▶ _What is being asked_: Each line of the listing must be transcribed exactly, except for the images, which should be excluded.

▶ _Data shown_:
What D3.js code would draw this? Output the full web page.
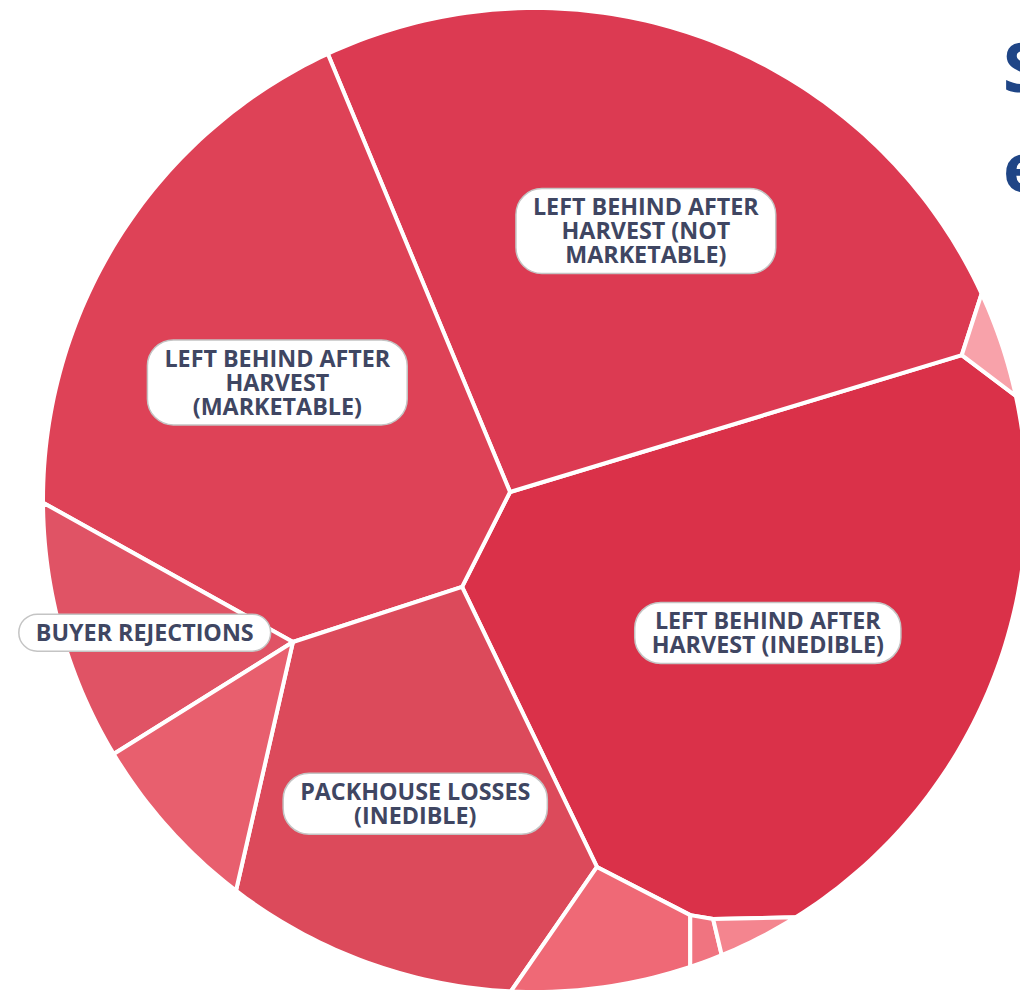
<!DOCTYPE html>
<html><head><meta charset="utf-8">
<script src="https://cdn.jsdelivr.net/npm/d3@7"></script>
<style>body{margin:0;background:#fff;overflow:hidden} svg{display:block}</style>
</head><body>
<svg id="chart" width="1020" height="990"></svg>
<script>
// ---------------- DATA ----------------
const categories = [
  "LEFT BEHIND AFTER HARVEST (INEDIBLE)",
  "LEFT BEHIND AFTER HARVEST (NOT MARKETABLE)",
  "LEFT BEHIND AFTER HARVEST (MARKETABLE)",
  "PACKHOUSE LOSSES (INEDIBLE)",
  "BUYER REJECTIONS",
  "PACKHOUSE LOSSES (MARKETABLE)",
  "PACKHOUSE LOSSES (NOT MARKETABLE)",
  "OTHER LOSSES (A)",
  "OTHER LOSSES (B)",
  "OTHER LOSSES (C)"
];
// share of total (percent)
const values = [28.86, 26.73, 22.62, 12.81, 3.89, 2.65, 1.78, 0.16, 0.21, 0.30];
// layout seeds of the voronoi treemap (unit-circle coordinates)
const seedX = [0.4573, 0.2039, -0.5652, -0.2813, -0.7917, -0.5372, 0.1278, 0.3463, 0.4713, 0.9152];
const seedY = [0.3049, -0.5315, -0.2116, 0.6606, 0.1947, 0.6020, 0.9437, 0.9437, 0.9138, -0.3016];
const labelLines = [
  ["LEFT BEHIND AFTER", "HARVEST (INEDIBLE)"],
  ["LEFT BEHIND AFTER", "HARVEST (NOT", "MARKETABLE)"],
  ["LEFT BEHIND AFTER", "HARVEST", "(MARKETABLE)"],
  ["PACKHOUSE LOSSES", "(INEDIBLE)"],
  ["BUYER REJECTIONS"],
  [], [], [], [], []
];
const titleLines = ["S", "e"];

// ---------------- LAYOUT ----------------
const cellColors = ["#da3149","#dc3a52","#de4257","#dc4a5b","#e05365","#e85f6e","#ef6976","#f07480","#f4858f","#f8a2aa"];
const color = d3.scaleOrdinal().domain(categories).range(cellColors);

const CX = 535, CY = 500, RAD = 492;
const x = d3.scaleLinear().domain([-1, 1]).range([CX - RAD, CX + RAD]);
const y = d3.scaleLinear().domain([-1, 1]).range([CY - RAD, CY + RAD]);
const sites = categories.map((c, i) => [x(seedX[i]), y(seedY[i])]);
const n = sites.length;
const NC = 360;
const circle = d3.range(NC).map(k => {
  const t = 2 * Math.PI * k / NC;
  return [CX + RAD * Math.cos(t), CY + RAD * Math.sin(t), -1];
});

function clipHalf(poly, a0, a1, b, tag) {
  const out = [];
  const m = poly.length;
  for (let k = 0; k < m; k++) {
    const P = poly[k], Q = poly[(k + 1) % m];
    const sp = a0 * P[0] + a1 * P[1] - b, sq = a0 * Q[0] + a1 * Q[1] - b;
    const pin = sp <= 0, qin = sq <= 0;
    if (pin) out.push(P);
    if (pin !== qin) {
      const t = sp / (sp - sq);
      out.push([P[0] + t * (Q[0] - P[0]), P[1] + t * (Q[1] - P[1]), pin ? tag : P[2]]);
    }
  }
  return out;
}
// power diagram cells clipped to the circle
function computeCells(w) {
  return sites.map((pi, i) => {
    let poly = circle.map(p => p.slice());
    for (let j = 0; j < n && poly.length; j++) {
      if (j === i) continue;
      const pj = sites[j];
      const a0 = 2 * (pj[0] - pi[0]), a1 = 2 * (pj[1] - pi[1]);
      const b = (pj[0] * pj[0] + pj[1] * pj[1]) - (pi[0] * pi[0] + pi[1] * pi[1]) - w[j] + w[i];
      poly = clipHalf(poly, a0, a1, b, j);
    }
    return poly;
  });
}
const areaOf = p => p.length > 2 ? Math.abs(d3.polygonArea(p)) : 0;
const circleArea = areaOf(circle);
const total = d3.sum(values);
const target = values.map(v => v / total * circleArea);

// adapt weights so each cell's area matches its value
let w = new Array(n).fill(0);
for (let it = 0; it < 1500; it++) {
  const cs = computeCells(w);
  let maxErr = 0;
  const dw = cs.map((c, i) => {
    const A = areaOf(c);
    maxErr = Math.max(maxErr, Math.abs(target[i] - A) / target[i]);
    let D = 0;
    for (let k = 0; k < c.length; k++) {
      const P = c[k], Q = c[(k + 1) % c.length];
      if (P[2] >= 0) {
        const s = sites[P[2]];
        D += Math.hypot(Q[0] - P[0], Q[1] - P[1]) / (2 * Math.hypot(s[0] - sites[i][0], s[1] - sites[i][1]));
      }
    }
    if (D === 0) return target[i] > A ? 2000 : 0;
    return (target[i] - A) / D;
  });
  w = w.map((v, i) => v + 0.5 * dw[i]);
  if (maxErr < 1e-6) break;
}
const cells = computeCells(w);

// ---------------- DRAW ----------------
const svg = d3.select("#chart");
const line = d3.line().curve(d3.curveLinearClosed);
svg.append("g").selectAll("path").data(cells).join("path")
  .attr("d", c => c.length > 2 ? line(c.map(p => [p[0], p[1]])) : null)
  .attr("fill", (c, i) => color(categories[i]))
  .attr("stroke", "#fff").attr("stroke-width", 4).attr("stroke-linejoin", "round");

const LH = 24, PADX = 17, PADY = 6.5;
const lg = svg.append("g").attr("font-family", "'Open Sans', sans-serif").attr("font-weight", 700).attr("font-size", 23.3);
cells.forEach((c, i) => {
  if (!labelLines[i].length) return;
  const [mx, my] = d3.polygonCentroid(c.map(p => [p[0], p[1]]));
  const g = lg.append("g").attr("transform", `translate(${mx + 3},${my})`);
  const rect = g.append("rect");
  const nl = labelLines[i].length;
  const text = g.append("text").attr("text-anchor", "middle").attr("fill", "#3f4662");
  text.selectAll("tspan").data(labelLines[i]).join("tspan")
    .attr("x", 0).attr("y", (d, k) => (k - (nl - 1) / 2) * LH)
    .attr("dy", "0.35em").text(d => d);
  let mw = 0;
  text.selectAll("tspan").each(function () { mw = Math.max(mw, this.getComputedTextLength()); });
  const W = mw + 2 * PADX, H = nl * LH + 2 * PADY;
  rect.attr("x", -W / 2).attr("y", -H / 2).attr("width", W).attr("height", H)
    .attr("rx", Math.min(H / 2, 26)).attr("fill", "#fff").attr("stroke", "#c4c4c4").attr("stroke-width", 1.5);
});

svg.append("g").selectAll("text").data(titleLines).join("text")
  .attr("x", 1003).attr("y", (d, k) => 92 + k * 100)
  .attr("font-family", "'Open Sans', sans-serif").attr("font-weight", 700).attr("font-size", 68)
  .attr("fill", "#1f4586").text(d => d);
</script>
</body></html>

▶ _Response to this exercise_:
What D3.js code would draw this? Output the full web page.
<!DOCTYPE html>
<html><head><meta charset="utf-8">
<script src="https://cdn.jsdelivr.net/npm/d3@7"></script>
<style>body{margin:0;background:#fff;overflow:hidden} svg{display:block}</style>
</head><body>
<svg id="chart" width="1020" height="990"></svg>
<script>
// ---------------- DATA ----------------
const categories = [
  "LEFT BEHIND AFTER HARVEST (INEDIBLE)",
  "LEFT BEHIND AFTER HARVEST (NOT MARKETABLE)",
  "LEFT BEHIND AFTER HARVEST (MARKETABLE)",
  "PACKHOUSE LOSSES (INEDIBLE)",
  "BUYER REJECTIONS",
  "PACKHOUSE LOSSES (MARKETABLE)",
  "PACKHOUSE LOSSES (NOT MARKETABLE)",
  "OTHER LOSSES (A)",
  "OTHER LOSSES (B)",
  "OTHER LOSSES (C)"
];
// share of total (percent)
const values = [28.86, 26.73, 22.62, 12.81, 3.89, 2.65, 1.78, 0.16, 0.21, 0.30];
// layout seeds of the voronoi treemap (unit-circle coordinates)
const seedX = [0.4573, 0.2039, -0.5652, -0.2813, -0.7917, -0.5372, 0.1278, 0.3463, 0.4713, 0.9152];
const seedY = [0.3049, -0.5315, -0.2116, 0.6606, 0.1947, 0.6020, 0.9437, 0.9437, 0.9138, -0.3016];
const labelLines = [
  ["LEFT BEHIND AFTER", "HARVEST (INEDIBLE)"],
  ["LEFT BEHIND AFTER", "HARVEST (NOT", "MARKETABLE)"],
  ["LEFT BEHIND AFTER", "HARVEST", "(MARKETABLE)"],
  ["PACKHOUSE LOSSES", "(INEDIBLE)"],
  ["BUYER REJECTIONS"],
  [], [], [], [], []
];
const titleLines = ["S", "e"];

// ---------------- LAYOUT ----------------
const cellColors = ["#da3149","#dc3a52","#de4257","#dc4a5b","#e05365","#e85f6e","#ef6976","#f07480","#f4858f","#f8a2aa"];
const color = d3.scaleOrdinal().domain(categories).range(cellColors);

const CX = 535, CY = 500, RAD = 492;
const x = d3.scaleLinear().domain([-1, 1]).range([CX - RAD, CX + RAD]);
const y = d3.scaleLinear().domain([-1, 1]).range([CY - RAD, CY + RAD]);
const sites = categories.map((c, i) => [x(seedX[i]), y(seedY[i])]);
const n = sites.length;
const NC = 360;
const circle = d3.range(NC).map(k => {
  const t = 2 * Math.PI * k / NC;
  return [CX + RAD * Math.cos(t), CY + RAD * Math.sin(t), -1];
});

function clipHalf(poly, a0, a1, b, tag) {
  const out = [];
  const m = poly.length;
  for (let k = 0; k < m; k++) {
    const P = poly[k], Q = poly[(k + 1) % m];
    const sp = a0 * P[0] + a1 * P[1] - b, sq = a0 * Q[0] + a1 * Q[1] - b;
    const pin = sp <= 0, qin = sq <= 0;
    if (pin) out.push(P);
    if (pin !== qin) {
      const t = sp / (sp - sq);
      out.push([P[0] + t * (Q[0] - P[0]), P[1] + t * (Q[1] - P[1]), pin ? tag : P[2]]);
    }
  }
  return out;
}
// power diagram cells clipped to the circle
function computeCells(w) {
  return sites.map((pi, i) => {
    let poly = circle.map(p => p.slice());
    for (let j = 0; j < n && poly.length; j++) {
      if (j === i) continue;
      const pj = sites[j];
      const a0 = 2 * (pj[0] - pi[0]), a1 = 2 * (pj[1] - pi[1]);
      const b = (pj[0] * pj[0] + pj[1] * pj[1]) - (pi[0] * pi[0] + pi[1] * pi[1]) - w[j] + w[i];
      poly = clipHalf(poly, a0, a1, b, j);
    }
    return poly;
  });
}
const areaOf = p => p.length > 2 ? Math.abs(d3.polygonArea(p)) : 0;
const circleArea = areaOf(circle);
const total = d3.sum(values);
const target = values.map(v => v / total * circleArea);

// adapt weights so each cell's area matches its value
let w = new Array(n).fill(0);
for (let it = 0; it < 1500; it++) {
  const cs = computeCells(w);
  let maxErr = 0;
  const dw = cs.map((c, i) => {
    const A = areaOf(c);
    maxErr = Math.max(maxErr, Math.abs(target[i] - A) / target[i]);
    let D = 0;
    for (let k = 0; k < c.length; k++) {
      const P = c[k], Q = c[(k + 1) % c.length];
      if (P[2] >= 0) {
        const s = sites[P[2]];
        D += Math.hypot(Q[0] - P[0], Q[1] - P[1]) / (2 * Math.hypot(s[0] - sites[i][0], s[1] - sites[i][1]));
      }
    }
    if (D === 0) return target[i] > A ? 2000 : 0;
    return (target[i] - A) / D;
  });
  w = w.map((v, i) => v + 0.5 * dw[i]);
  if (maxErr < 1e-6) break;
}
const cells = computeCells(w);

// ---------------- DRAW ----------------
const svg = d3.select("#chart");
const line = d3.line().curve(d3.curveLinearClosed);
svg.append("g").selectAll("path").data(cells).join("path")
  .attr("d", c => c.length > 2 ? line(c.map(p => [p[0], p[1]])) : null)
  .attr("fill", (c, i) => color(categories[i]))
  .attr("stroke", "#fff").attr("stroke-width", 4).attr("stroke-linejoin", "round");

const LH = 24, PADX = 17, PADY = 6.5;
const lg = svg.append("g").attr("font-family", "'Open Sans', sans-serif").attr("font-weight", 700).attr("font-size", 23.3);
cells.forEach((c, i) => {
  if (!labelLines[i].length) return;
  const [mx, my] = d3.polygonCentroid(c.map(p => [p[0], p[1]]));
  const g = lg.append("g").attr("transform", `translate(${mx + 3},${my})`);
  const rect = g.append("rect");
  const nl = labelLines[i].length;
  const text = g.append("text").attr("text-anchor", "middle").attr("fill", "#3f4662");
  text.selectAll("tspan").data(labelLines[i]).join("tspan")
    .attr("x", 0).attr("y", (d, k) => (k - (nl - 1) / 2) * LH)
    .attr("dy", "0.35em").text(d => d);
  let mw = 0;
  text.selectAll("tspan").each(function () { mw = Math.max(mw, this.getComputedTextLength()); });
  const W = mw + 2 * PADX, H = nl * LH + 2 * PADY;
  rect.attr("x", -W / 2).attr("y", -H / 2).attr("width", W).attr("height", H)
    .attr("rx", Math.min(H / 2, 26)).attr("fill", "#fff").attr("stroke", "#c4c4c4").attr("stroke-width", 1.5);
});

svg.append("g").selectAll("text").data(titleLines).join("text")
  .attr("x", 1003).attr("y", (d, k) => 92 + k * 100)
  .attr("font-family", "'Open Sans', sans-serif").attr("font-weight", 700).attr("font-size", 68)
  .attr("fill", "#1f4586").text(d => d);
</script>
</body></html>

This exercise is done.